3. The computer-implemented data storage system of claim 1 , wherein the first ordered sequence of data centers around the ring topology corresponds to an increasing or decreasing number of data centers on the ring topology between each data center in the first subset of the plurality of data centers.

4. The computer-implemented data storage system of claim 1 , wherein at least a third subset of the plurality of data centers are excluded from the ring topology for the purpose of applying the ordered sequence.

5. The computer-implemented data storage system of claim 1 , wherein the second subset of the plurality of data centers corresponds to the first ordered sequence of data centers around the ring topology from a starting data center on the ring topology.

6. The computer-implemented data storage system of claim 5 , wherein at least one element in the first subset of data centers and the second subset of data centers are different.

7. The computer-implemented data storage system of claim 1 , wherein the first subset of the first subset of the plurality of hosts within the plurality of data centers comprises a set of one or more hosts in the first subset of the plurality of hosts within each data center of the first subset of the plurality of data centers.

8. The computer-implemented data storage system of claim 7 , wherein each set of the one or more hosts in the first subset of the plurality of hosts within each data center of the first subset of the plurality of data centers corresponds to a ring topology.

9. The computer-implemented data storage system of claim 8 , wherein writing the first plurality of copies of the data set at the first subset of the plurality of hosts within the first subset of the plurality of data centers includes writing data to a first ordered sequence of hosts around a ring topology from a starting host on the ring topology.

10. The computer-implemented data storage system of claim 9 , wherein reading a second plurality of copies of a data set at the second subset of the plurality of hosts within the first subset of the plurality of data centers includes reading data from a second ordered sequence of hosts around the ring topology from a starting host on the ring topology.

11. A computer-implemented method comprising: obtaining a data set; writing a first plurality of copies of the data set at a first plurality of hosts within a first subset of a plurality of data centers, wherein the plurality of data centers corresponds to a ring topology, and wherein the first subset of the plurality of data centers corresponds to a first ordered sequence of data centers around the ring topology from a starting data center on the ring topology, the first ordered sequence identified as a function of a multi-part key corresponding to the data set; reading a second plurality of copies of the data set at a second plurality of hosts within a second subset of the plurality of data centers; evaluating causal relationships between elements of the second plurality of copies of the data set, wherein evaluating causal relationships comprises at least evaluating causal relationships between elements in the second plurality of copies of the data set that are not causal ancestors of other elements in the second plurality of copies of the data set; and determining a single copy of the data set from the second plurality of copies of the data set based on the evaluated causal relationships between the elements of the second plurality of copies of the data set.

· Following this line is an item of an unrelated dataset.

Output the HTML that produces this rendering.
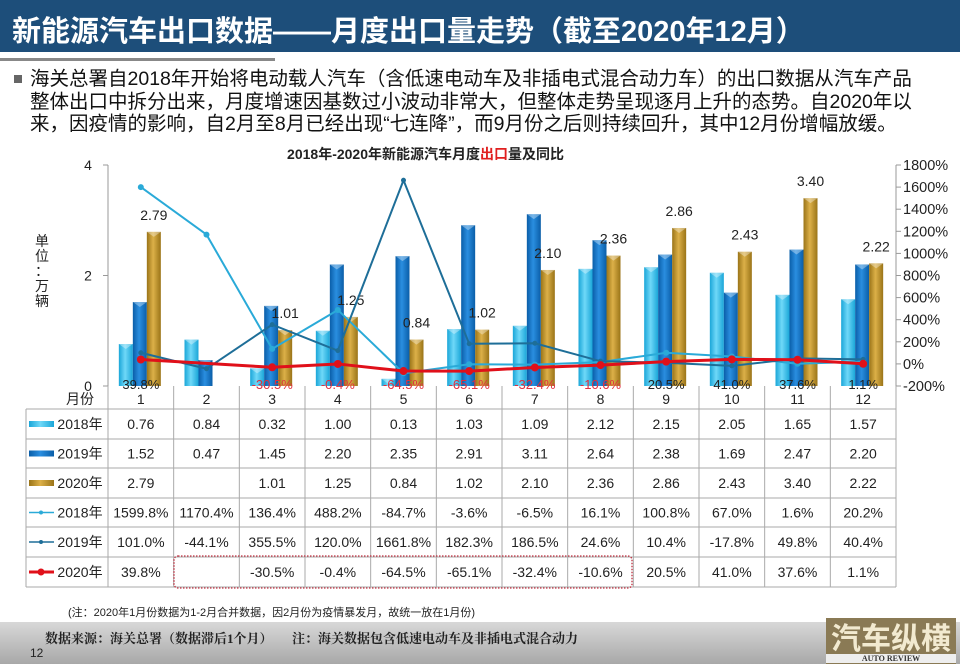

12. The computer-implemented method of claim 11 , wherein the first ordered sequence of data centers around the ring topology corresponds to a fixed number of data centers on the ring topology between each data center in the first subset of the plurality of data centers.

13. The computer-implemented method of claim 11 , wherein the first ordered sequence of data centers around the ring topology corresponds to a variable number of data centers on the ring topology between each data center in the first subset of the plurality of data centers.

14. The computer-implemented method of claim 11 , further comprising excluding one or more data centers from the ring topology for the purpose of applying the first ordered sequence.

15. The computer-implemented method of claim 11 , wherein the second subset of the plurality of data centers corresponds to the first ordered sequence of data centers around the ring topology from a starting data center on the ring topology.

16. The computer-implemented method of claim 15 , wherein at least one element in the first subset of data centers and the second subset of data centers are different.

17. The computer-implemented method of claim 11 , wherein the first plurality of hosts within the first subset of the plurality of data centers comprises a set of one or more hosts in the first plurality of hosts within each data center of the first subset of the plurality of data centers.

18. The computer-implemented method of claim 17 , wherein each set of the one or more hosts in the first plurality of hosts within each data center of the first subset of the plurality of data centers corresponds to a ring topology.

19. The computer-implemented method of claim 18 , wherein writing the first plurality of copies of the data set at the first plurality of hosts within the first subset of the plurality of data centers includes writing data to a first ordered sequence of hosts around a ring topology from a starting host on the ring topology.

20. The computer-implemented method of claim 19 , wherein reading the second plurality of copies of a data set at the second plurality of hosts within the second subset of the plurality of data centers includes reading data from a second ordered sequence of hosts around a ring topology from a starting host on the ring topology.